== The task ==
All lines below must be repeated exactly, with the pictures omitted.
>>>>>
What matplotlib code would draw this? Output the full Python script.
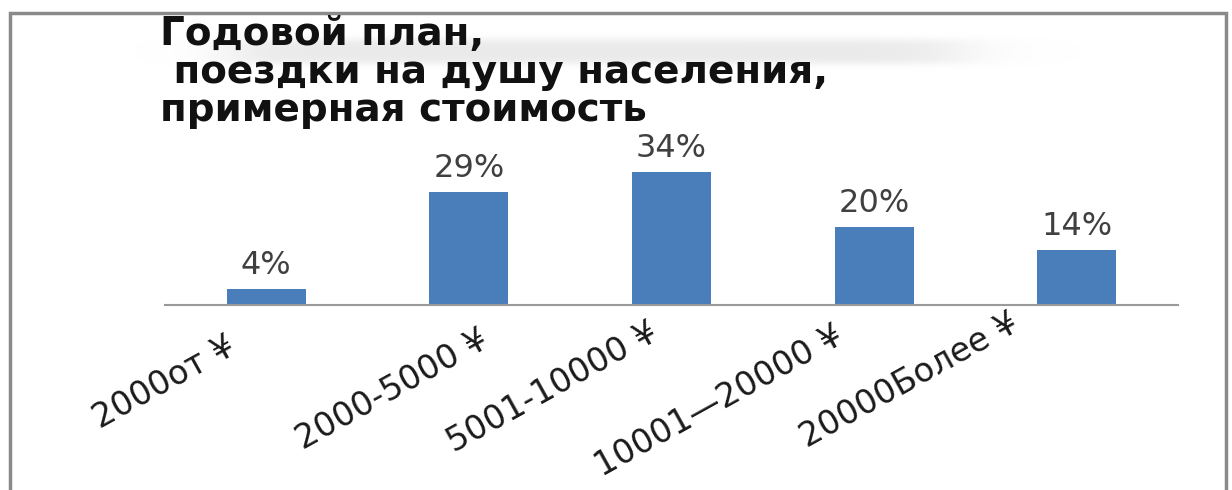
import numpy as np
import matplotlib
matplotlib.use("Agg")
import matplotlib.pyplot as plt
from matplotlib.transforms import ScaledTranslation
from matplotlib.patches import Rectangle

# Data
categories = ["2000от ¥", "2000-5000 ¥", "5001-10000 ¥", "10001—20000 ¥", "20000Более ¥"]
shares = [4, 29, 34, 20, 14]
title_lines = ["Годовой план,", " поездки на душу населения,", "примерная стоимость"]

# Layout: per-label nudges (pixels) for the rotated category labels
label_dx = [-34, 17, -16, -34, -61]
label_dy = [-40, -33, -26, -29, -16]

W, H, DPI = 1232, 490, 100
fig = plt.figure(figsize=(W / DPI, H / DPI), dpi=DPI)
fig.patch.set_facecolor("white")

# Soft grey haze behind the upper title lines
bg = fig.add_axes([0, 0, 1, 1], zorder=-5)
bg.set_axis_off()
yy, xx = np.mgrid[0:H, 0:W]
haze = np.exp(-((yy - 52) / 13.0) ** 4) * (1 / (1 + np.exp(-(xx - 230) / 20.0))) \
    * (1 / (1 + np.exp((xx - 960) / 25.0)))
rgba = np.zeros((H, W, 4))
rgba[..., :3] = 0.82
rgba[..., 3] = 0.45 * haze
bg.imshow(rgba, extent=(0, W, H, 0), aspect="auto", interpolation="bilinear")
bg.set_xlim(0, W)
bg.set_ylim(H, 0)

# Outer frame
fig.add_artist(Rectangle((10 / W, -0.05), (1226 - 10) / W, 1.05 - 13 / H,
                         transform=fig.transFigure, fill=False,
                         edgecolor="#8a8a8a", linewidth=2.5))

ax = fig.add_axes([165 / W, 1 - 305 / H, (1178 - 165) / W, 170 / H])
ax.patch.set_alpha(0)
bar_color = "#4A7EBB"
x = list(range(len(categories)))
bars = ax.bar(x, shares, width=0.39, color=bar_color)
ax.set_xlim(-0.5, len(categories) - 0.5)
ax.set_ylim(0, 170 / 3.9)

for b, v in zip(bars, shares):
    ax.annotate(f"{v}%", (b.get_x() + b.get_width() / 2, v),
                xytext=(0, 6), textcoords="offset points",
                ha="center", va="bottom", fontsize=23, color="#404040")

for s in ["top", "right", "left"]:
    ax.spines[s].set_visible(False)
ax.spines["bottom"].set_color("#9a9a9a")
ax.spines["bottom"].set_linewidth(1.5)
ax.set_yticks([])
ax.set_xticks(x)
ax.set_xticklabels(categories, rotation=29, ha="right", va="center",
                   rotation_mode="anchor", fontsize=24, color="#1a1a1a")
ax.tick_params(axis="x", length=0, pad=0)
for lbl, dx, dy in zip(ax.get_xticklabels(), label_dx, label_dy):
    lbl.set_transform(lbl.get_transform() +
                      ScaledTranslation(dx / DPI, dy / DPI, fig.dpi_scale_trans))

# Title block, left aligned
fig.text(160 / W, 1 - 15 / H, "\n".join(title_lines), ha="left", va="top",
         fontsize=28, fontweight="bold", color="#111111",
         family="DejaVu Sans", linespacing=1.0)

fig.savefig("out.png", dpi=DPI)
<<<<<
== Correct response ==
What matplotlib code would draw this? Output the full Python script.
import numpy as np
import matplotlib
matplotlib.use("Agg")
import matplotlib.pyplot as plt
from matplotlib.transforms import ScaledTranslation
from matplotlib.patches import Rectangle

# Data
categories = ["2000от ¥", "2000-5000 ¥", "5001-10000 ¥", "10001—20000 ¥", "20000Более ¥"]
shares = [4, 29, 34, 20, 14]
title_lines = ["Годовой план,", " поездки на душу населения,", "примерная стоимость"]

# Layout: per-label nudges (pixels) for the rotated category labels
label_dx = [-34, 17, -16, -34, -61]
label_dy = [-40, -33, -26, -29, -16]

W, H, DPI = 1232, 490, 100
fig = plt.figure(figsize=(W / DPI, H / DPI), dpi=DPI)
fig.patch.set_facecolor("white")

# Soft grey haze behind the upper title lines
bg = fig.add_axes([0, 0, 1, 1], zorder=-5)
bg.set_axis_off()
yy, xx = np.mgrid[0:H, 0:W]
haze = np.exp(-((yy - 52) / 13.0) ** 4) * (1 / (1 + np.exp(-(xx - 230) / 20.0))) \
    * (1 / (1 + np.exp((xx - 960) / 25.0)))
rgba = np.zeros((H, W, 4))
rgba[..., :3] = 0.82
rgba[..., 3] = 0.45 * haze
bg.imshow(rgba, extent=(0, W, H, 0), aspect="auto", interpolation="bilinear")
bg.set_xlim(0, W)
bg.set_ylim(H, 0)

# Outer frame
fig.add_artist(Rectangle((10 / W, -0.05), (1226 - 10) / W, 1.05 - 13 / H,
                         transform=fig.transFigure, fill=False,
                         edgecolor="#8a8a8a", linewidth=2.5))

ax = fig.add_axes([165 / W, 1 - 305 / H, (1178 - 165) / W, 170 / H])
ax.patch.set_alpha(0)
bar_color = "#4A7EBB"
x = list(range(len(categories)))
bars = ax.bar(x, shares, width=0.39, color=bar_color)
ax.set_xlim(-0.5, len(categories) - 0.5)
ax.set_ylim(0, 170 / 3.9)

for b, v in zip(bars, shares):
    ax.annotate(f"{v}%", (b.get_x() + b.get_width() / 2, v),
                xytext=(0, 6), textcoords="offset points",
                ha="center", va="bottom", fontsize=23, color="#404040")

for s in ["top", "right", "left"]:
    ax.spines[s].set_visible(False)
ax.spines["bottom"].set_color("#9a9a9a")
ax.spines["bottom"].set_linewidth(1.5)
ax.set_yticks([])
ax.set_xticks(x)
ax.set_xticklabels(categories, rotation=29, ha="right", va="center",
                   rotation_mode="anchor", fontsize=24, color="#1a1a1a")
ax.tick_params(axis="x", length=0, pad=0)
for lbl, dx, dy in zip(ax.get_xticklabels(), label_dx, label_dy):
    lbl.set_transform(lbl.get_transform() +
                      ScaledTranslation(dx / DPI, dy / DPI, fig.dpi_scale_trans))

# Title block, left aligned
fig.text(160 / W, 1 - 15 / H, "\n".join(title_lines), ha="left", va="top",
         fontsize=28, fontweight="bold", color="#111111",
         family="DejaVu Sans", linespacing=1.0)

fig.savefig("out.png", dpi=DPI)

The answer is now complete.